→ **Prompt**:
From the listing below, pull out all lines with "document" in them.

→ **Provided material**:

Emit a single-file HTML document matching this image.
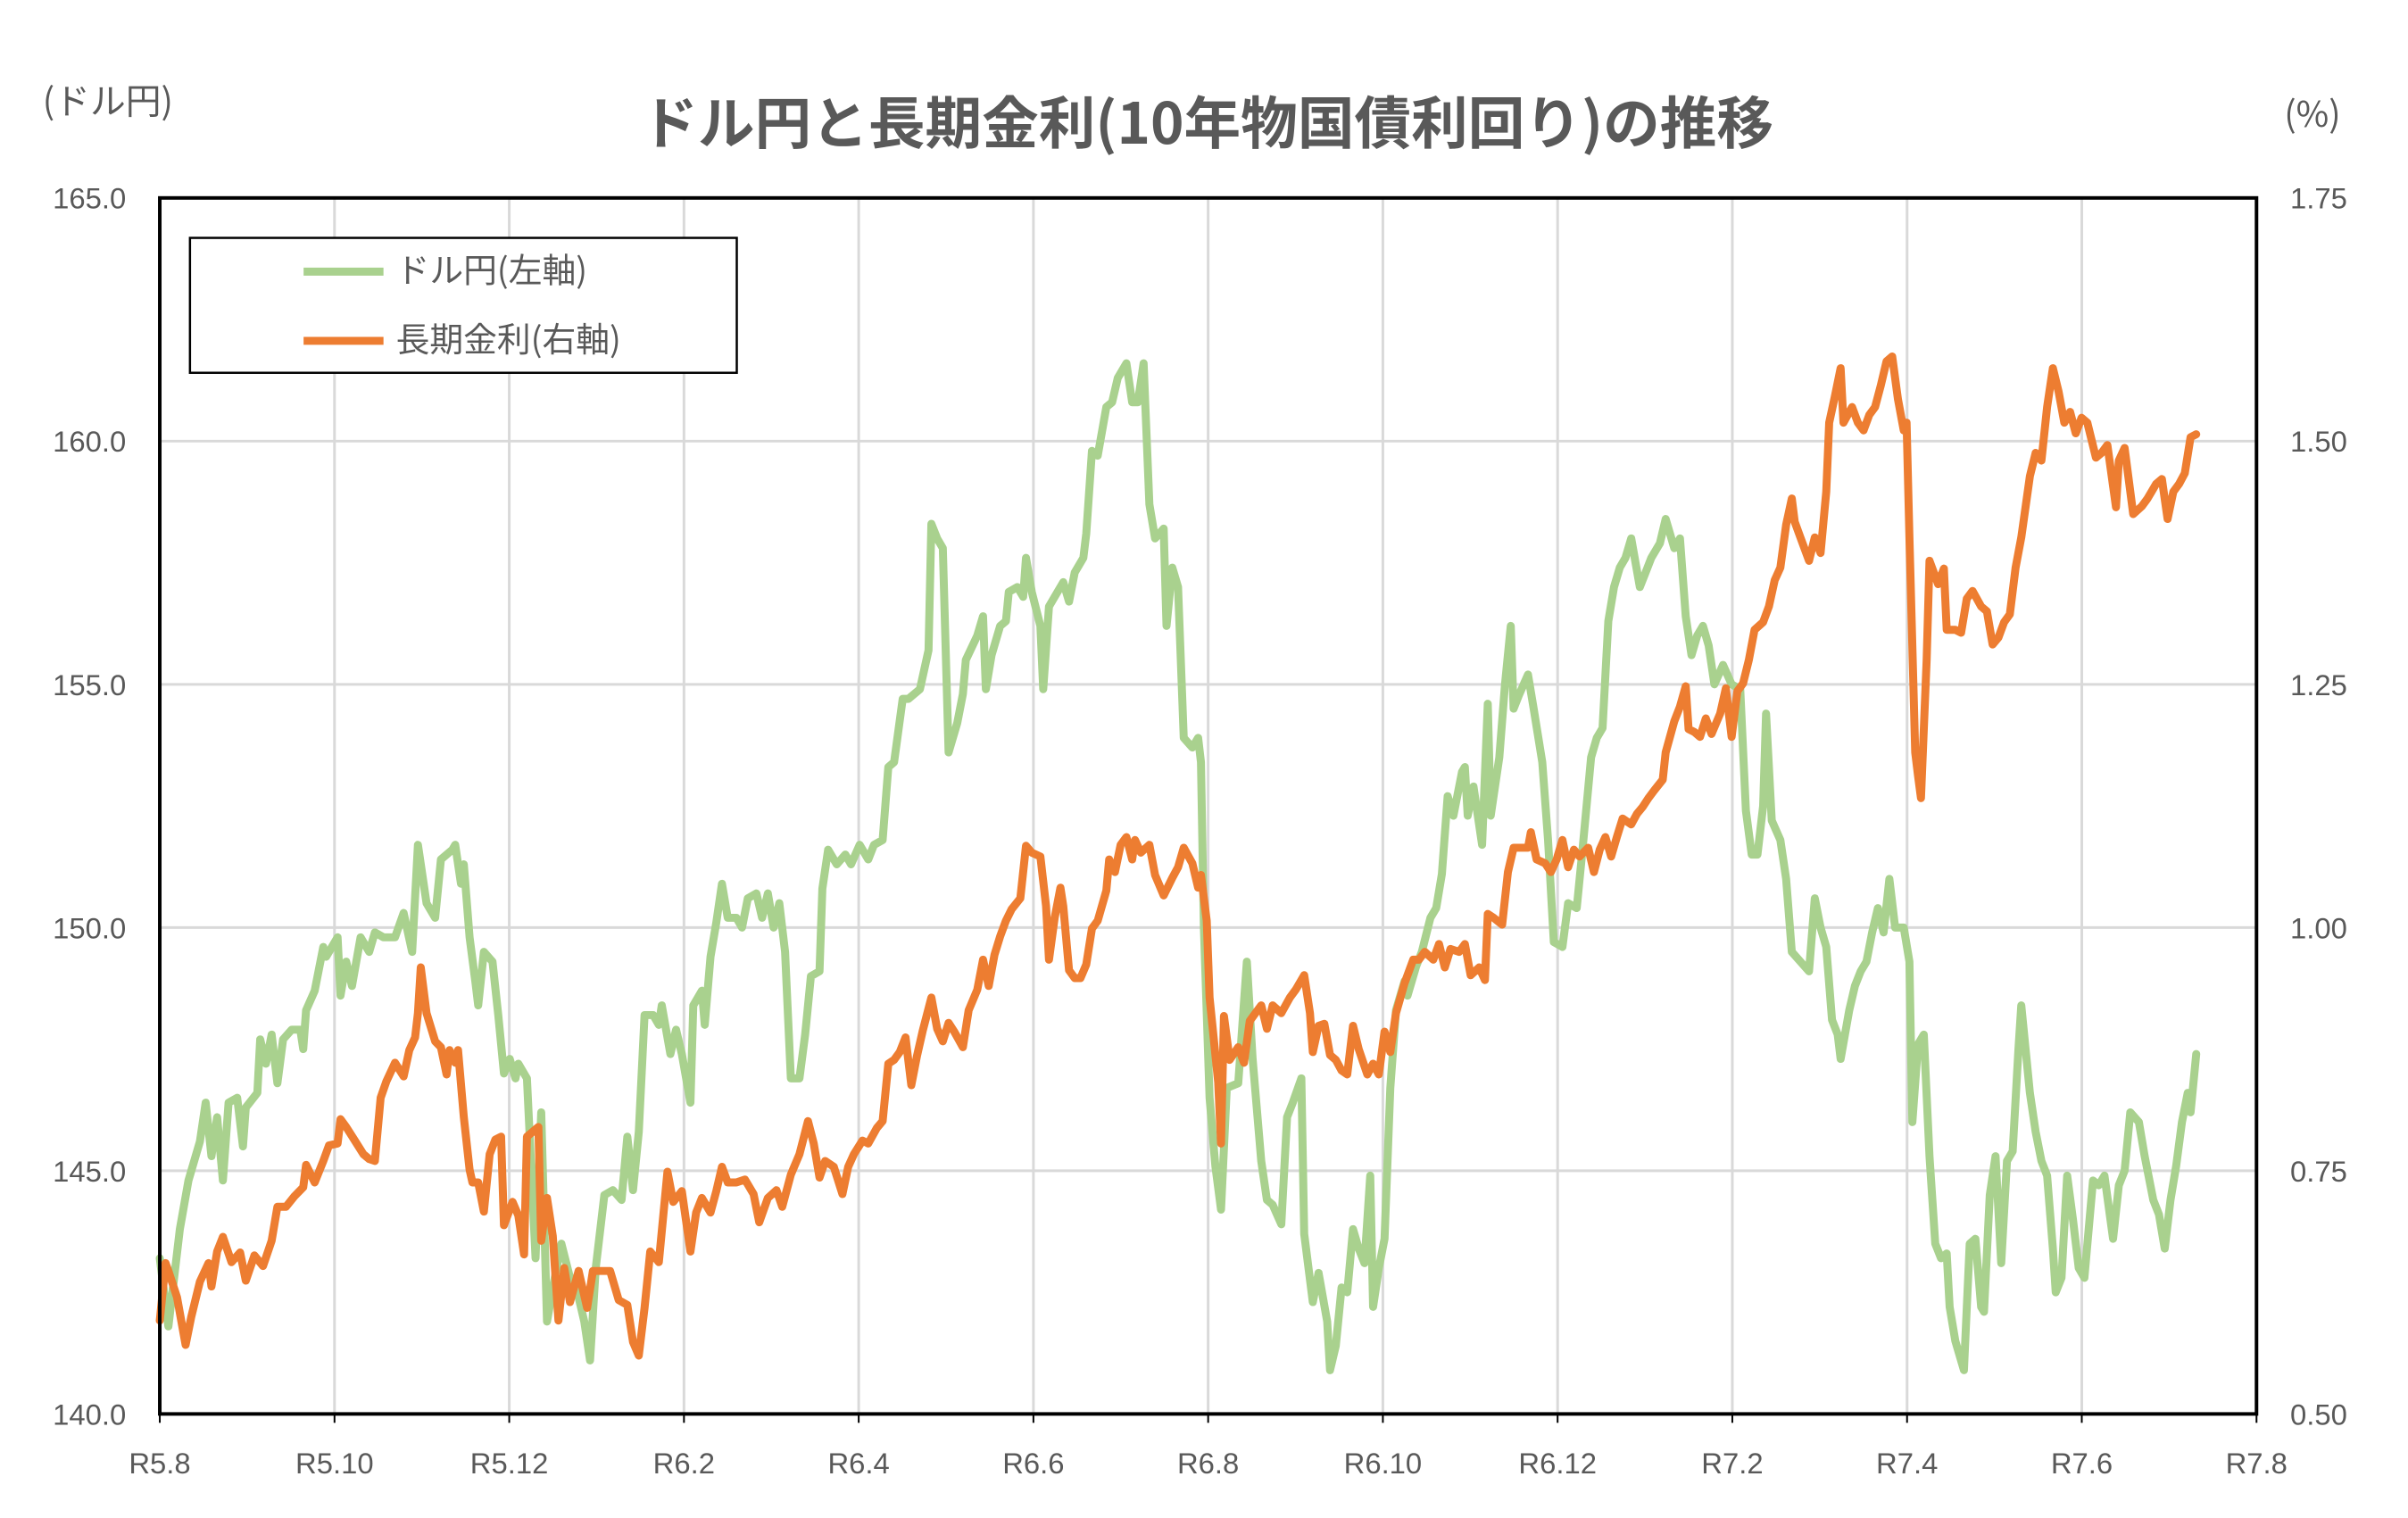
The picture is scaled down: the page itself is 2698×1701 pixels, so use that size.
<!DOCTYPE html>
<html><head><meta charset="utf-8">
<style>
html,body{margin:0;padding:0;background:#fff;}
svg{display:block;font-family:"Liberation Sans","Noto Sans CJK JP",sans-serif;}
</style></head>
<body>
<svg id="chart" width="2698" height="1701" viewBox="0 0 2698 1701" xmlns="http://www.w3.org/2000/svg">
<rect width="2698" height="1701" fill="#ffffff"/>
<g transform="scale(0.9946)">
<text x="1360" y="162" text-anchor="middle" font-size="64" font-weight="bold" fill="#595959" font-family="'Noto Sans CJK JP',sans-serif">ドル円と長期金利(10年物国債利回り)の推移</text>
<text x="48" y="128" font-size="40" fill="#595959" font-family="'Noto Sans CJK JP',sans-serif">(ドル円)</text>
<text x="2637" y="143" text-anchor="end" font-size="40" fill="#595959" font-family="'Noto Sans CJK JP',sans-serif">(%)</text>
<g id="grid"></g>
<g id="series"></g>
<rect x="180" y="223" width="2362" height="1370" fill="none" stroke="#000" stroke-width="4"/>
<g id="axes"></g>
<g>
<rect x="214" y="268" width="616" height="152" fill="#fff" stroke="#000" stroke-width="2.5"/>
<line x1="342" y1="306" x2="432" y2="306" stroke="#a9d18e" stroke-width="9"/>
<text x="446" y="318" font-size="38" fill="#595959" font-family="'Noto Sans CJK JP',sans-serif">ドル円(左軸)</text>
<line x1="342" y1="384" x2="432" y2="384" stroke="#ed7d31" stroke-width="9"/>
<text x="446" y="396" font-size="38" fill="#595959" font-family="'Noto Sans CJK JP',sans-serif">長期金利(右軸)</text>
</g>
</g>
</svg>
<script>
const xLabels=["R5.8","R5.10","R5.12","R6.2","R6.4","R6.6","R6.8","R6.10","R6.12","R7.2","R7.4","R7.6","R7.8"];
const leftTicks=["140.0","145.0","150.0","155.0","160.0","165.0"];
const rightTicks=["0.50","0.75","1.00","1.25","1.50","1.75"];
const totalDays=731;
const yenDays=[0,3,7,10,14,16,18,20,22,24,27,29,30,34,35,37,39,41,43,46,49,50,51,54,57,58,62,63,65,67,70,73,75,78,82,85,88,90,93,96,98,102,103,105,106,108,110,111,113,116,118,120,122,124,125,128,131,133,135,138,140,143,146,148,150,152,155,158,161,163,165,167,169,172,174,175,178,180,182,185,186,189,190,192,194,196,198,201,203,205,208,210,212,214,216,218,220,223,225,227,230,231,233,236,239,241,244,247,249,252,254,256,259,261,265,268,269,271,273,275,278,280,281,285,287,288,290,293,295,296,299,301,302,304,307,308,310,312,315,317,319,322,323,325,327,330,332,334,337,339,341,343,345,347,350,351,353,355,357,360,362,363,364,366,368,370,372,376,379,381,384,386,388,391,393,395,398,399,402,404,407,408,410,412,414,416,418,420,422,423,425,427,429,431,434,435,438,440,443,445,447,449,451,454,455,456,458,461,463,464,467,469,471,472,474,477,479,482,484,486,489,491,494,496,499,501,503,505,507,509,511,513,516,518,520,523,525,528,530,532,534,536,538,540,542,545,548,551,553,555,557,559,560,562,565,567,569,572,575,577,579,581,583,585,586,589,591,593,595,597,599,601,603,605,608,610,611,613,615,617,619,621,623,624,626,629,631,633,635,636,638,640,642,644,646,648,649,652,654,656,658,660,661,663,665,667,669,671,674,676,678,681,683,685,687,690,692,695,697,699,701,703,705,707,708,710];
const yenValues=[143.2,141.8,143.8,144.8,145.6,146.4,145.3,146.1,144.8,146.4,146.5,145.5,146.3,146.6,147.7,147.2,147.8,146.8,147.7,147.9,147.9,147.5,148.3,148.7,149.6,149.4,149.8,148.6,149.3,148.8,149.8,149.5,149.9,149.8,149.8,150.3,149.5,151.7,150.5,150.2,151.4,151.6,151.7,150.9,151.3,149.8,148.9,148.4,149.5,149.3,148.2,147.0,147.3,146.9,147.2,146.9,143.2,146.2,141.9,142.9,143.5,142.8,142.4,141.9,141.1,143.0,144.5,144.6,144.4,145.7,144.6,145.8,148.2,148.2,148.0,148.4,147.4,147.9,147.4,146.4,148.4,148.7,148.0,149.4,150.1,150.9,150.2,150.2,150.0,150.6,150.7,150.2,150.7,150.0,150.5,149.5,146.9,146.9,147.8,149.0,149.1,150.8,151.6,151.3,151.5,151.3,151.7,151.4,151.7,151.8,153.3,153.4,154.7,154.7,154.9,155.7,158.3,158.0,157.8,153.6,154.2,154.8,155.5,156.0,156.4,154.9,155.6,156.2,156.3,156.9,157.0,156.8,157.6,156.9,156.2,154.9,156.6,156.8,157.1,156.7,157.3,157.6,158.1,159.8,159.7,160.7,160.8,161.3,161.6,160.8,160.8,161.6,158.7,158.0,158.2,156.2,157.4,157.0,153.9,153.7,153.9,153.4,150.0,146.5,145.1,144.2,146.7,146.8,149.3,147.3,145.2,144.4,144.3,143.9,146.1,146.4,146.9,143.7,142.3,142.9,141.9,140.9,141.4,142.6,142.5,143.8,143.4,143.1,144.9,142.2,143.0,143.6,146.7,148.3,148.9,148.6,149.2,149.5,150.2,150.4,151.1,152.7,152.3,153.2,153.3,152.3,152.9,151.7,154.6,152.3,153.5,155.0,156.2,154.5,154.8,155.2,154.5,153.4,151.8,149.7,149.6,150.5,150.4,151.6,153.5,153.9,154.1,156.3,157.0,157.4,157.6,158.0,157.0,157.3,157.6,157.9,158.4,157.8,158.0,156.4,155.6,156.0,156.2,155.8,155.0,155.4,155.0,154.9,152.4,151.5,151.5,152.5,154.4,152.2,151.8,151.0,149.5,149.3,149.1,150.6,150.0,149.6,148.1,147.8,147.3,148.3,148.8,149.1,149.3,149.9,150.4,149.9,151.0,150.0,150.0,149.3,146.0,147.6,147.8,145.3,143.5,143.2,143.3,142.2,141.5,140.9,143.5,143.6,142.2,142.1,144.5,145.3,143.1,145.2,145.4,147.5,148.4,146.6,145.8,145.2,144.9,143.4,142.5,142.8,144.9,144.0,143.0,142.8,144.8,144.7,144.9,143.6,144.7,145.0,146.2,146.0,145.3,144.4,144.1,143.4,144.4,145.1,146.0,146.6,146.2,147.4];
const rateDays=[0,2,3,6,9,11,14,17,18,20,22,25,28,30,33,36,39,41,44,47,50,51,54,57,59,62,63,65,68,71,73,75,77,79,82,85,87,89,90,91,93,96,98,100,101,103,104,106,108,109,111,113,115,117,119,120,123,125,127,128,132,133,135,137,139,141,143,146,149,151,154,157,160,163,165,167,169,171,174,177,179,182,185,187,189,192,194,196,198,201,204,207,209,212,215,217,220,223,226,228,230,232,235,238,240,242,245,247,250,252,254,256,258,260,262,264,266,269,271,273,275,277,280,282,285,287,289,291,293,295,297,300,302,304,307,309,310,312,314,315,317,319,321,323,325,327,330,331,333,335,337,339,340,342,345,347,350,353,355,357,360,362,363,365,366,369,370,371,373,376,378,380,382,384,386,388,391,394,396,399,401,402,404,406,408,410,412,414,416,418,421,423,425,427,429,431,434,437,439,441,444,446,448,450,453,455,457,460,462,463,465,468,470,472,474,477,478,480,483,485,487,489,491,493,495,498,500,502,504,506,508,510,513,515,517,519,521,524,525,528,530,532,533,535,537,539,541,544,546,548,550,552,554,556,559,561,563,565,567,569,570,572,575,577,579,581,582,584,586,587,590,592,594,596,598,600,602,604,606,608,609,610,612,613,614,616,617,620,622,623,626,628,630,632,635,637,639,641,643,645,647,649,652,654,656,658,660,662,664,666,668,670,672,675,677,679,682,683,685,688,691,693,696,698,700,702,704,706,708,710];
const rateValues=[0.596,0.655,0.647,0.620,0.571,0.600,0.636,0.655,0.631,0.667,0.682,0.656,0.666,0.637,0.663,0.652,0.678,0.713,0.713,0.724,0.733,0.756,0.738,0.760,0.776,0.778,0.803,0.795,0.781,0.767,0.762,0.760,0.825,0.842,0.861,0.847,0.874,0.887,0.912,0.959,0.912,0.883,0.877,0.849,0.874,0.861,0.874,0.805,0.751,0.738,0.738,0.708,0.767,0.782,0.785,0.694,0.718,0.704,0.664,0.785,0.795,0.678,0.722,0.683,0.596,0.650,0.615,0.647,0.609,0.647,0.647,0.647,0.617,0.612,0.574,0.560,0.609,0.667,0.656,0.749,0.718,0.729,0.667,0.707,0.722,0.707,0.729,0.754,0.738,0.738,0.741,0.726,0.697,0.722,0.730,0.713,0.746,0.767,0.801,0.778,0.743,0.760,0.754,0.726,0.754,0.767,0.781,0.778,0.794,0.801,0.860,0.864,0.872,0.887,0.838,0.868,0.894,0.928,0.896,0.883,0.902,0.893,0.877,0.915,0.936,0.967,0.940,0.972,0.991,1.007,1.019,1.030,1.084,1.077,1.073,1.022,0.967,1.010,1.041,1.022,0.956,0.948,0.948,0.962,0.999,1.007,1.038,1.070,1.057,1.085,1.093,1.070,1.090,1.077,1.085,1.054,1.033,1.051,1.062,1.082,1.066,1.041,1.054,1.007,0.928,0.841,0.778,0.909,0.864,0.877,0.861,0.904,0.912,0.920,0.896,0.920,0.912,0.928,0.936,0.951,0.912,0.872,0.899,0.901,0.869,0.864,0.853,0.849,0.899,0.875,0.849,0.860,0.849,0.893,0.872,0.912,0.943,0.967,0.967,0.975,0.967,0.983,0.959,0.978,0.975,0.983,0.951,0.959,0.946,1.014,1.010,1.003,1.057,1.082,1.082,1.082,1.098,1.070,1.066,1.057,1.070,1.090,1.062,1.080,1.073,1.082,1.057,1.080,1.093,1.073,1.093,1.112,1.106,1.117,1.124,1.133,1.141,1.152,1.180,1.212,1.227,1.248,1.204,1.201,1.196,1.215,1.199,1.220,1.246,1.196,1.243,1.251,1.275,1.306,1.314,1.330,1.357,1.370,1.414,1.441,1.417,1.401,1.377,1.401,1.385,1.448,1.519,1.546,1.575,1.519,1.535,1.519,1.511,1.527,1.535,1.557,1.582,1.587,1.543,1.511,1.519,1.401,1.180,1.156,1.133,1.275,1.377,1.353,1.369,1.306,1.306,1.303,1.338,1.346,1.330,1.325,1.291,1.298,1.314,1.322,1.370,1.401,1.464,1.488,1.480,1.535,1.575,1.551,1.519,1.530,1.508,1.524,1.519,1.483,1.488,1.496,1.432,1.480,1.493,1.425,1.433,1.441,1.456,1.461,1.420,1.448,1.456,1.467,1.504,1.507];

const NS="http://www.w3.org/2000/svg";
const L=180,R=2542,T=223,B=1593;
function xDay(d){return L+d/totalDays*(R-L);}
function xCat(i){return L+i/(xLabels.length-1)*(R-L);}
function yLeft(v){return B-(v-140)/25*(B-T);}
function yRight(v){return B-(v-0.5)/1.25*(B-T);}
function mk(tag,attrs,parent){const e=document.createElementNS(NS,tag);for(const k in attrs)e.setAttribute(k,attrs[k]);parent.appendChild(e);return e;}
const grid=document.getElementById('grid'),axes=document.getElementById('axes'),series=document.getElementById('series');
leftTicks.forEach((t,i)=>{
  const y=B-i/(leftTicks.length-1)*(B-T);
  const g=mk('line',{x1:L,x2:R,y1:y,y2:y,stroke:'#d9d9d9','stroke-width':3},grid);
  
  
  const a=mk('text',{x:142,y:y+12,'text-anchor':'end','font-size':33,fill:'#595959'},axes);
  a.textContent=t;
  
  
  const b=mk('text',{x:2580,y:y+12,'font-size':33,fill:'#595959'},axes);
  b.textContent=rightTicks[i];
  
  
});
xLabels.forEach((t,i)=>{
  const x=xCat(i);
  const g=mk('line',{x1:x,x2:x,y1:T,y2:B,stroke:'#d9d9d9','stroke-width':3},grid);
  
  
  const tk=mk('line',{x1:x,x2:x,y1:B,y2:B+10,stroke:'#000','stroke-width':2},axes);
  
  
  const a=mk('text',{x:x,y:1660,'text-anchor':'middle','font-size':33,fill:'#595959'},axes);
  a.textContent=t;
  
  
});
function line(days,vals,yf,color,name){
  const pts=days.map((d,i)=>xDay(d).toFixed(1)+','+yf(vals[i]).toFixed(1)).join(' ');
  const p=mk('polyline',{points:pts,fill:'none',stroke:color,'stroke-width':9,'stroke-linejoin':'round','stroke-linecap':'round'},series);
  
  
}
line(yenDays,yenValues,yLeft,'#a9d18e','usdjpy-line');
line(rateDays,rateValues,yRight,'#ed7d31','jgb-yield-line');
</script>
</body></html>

→ **Finished task**:
Emit a single-file HTML document matching this image.
function mk(tag,attrs,parent){const e=document.createElementNS(NS,tag);for(const k in attrs)e.setAttribute(k,attrs[k]);parent.appendChild(e);return e;}
const grid=document.getElementById('grid'),axes=document.getElementById('axes'),series=document.getElementById('series');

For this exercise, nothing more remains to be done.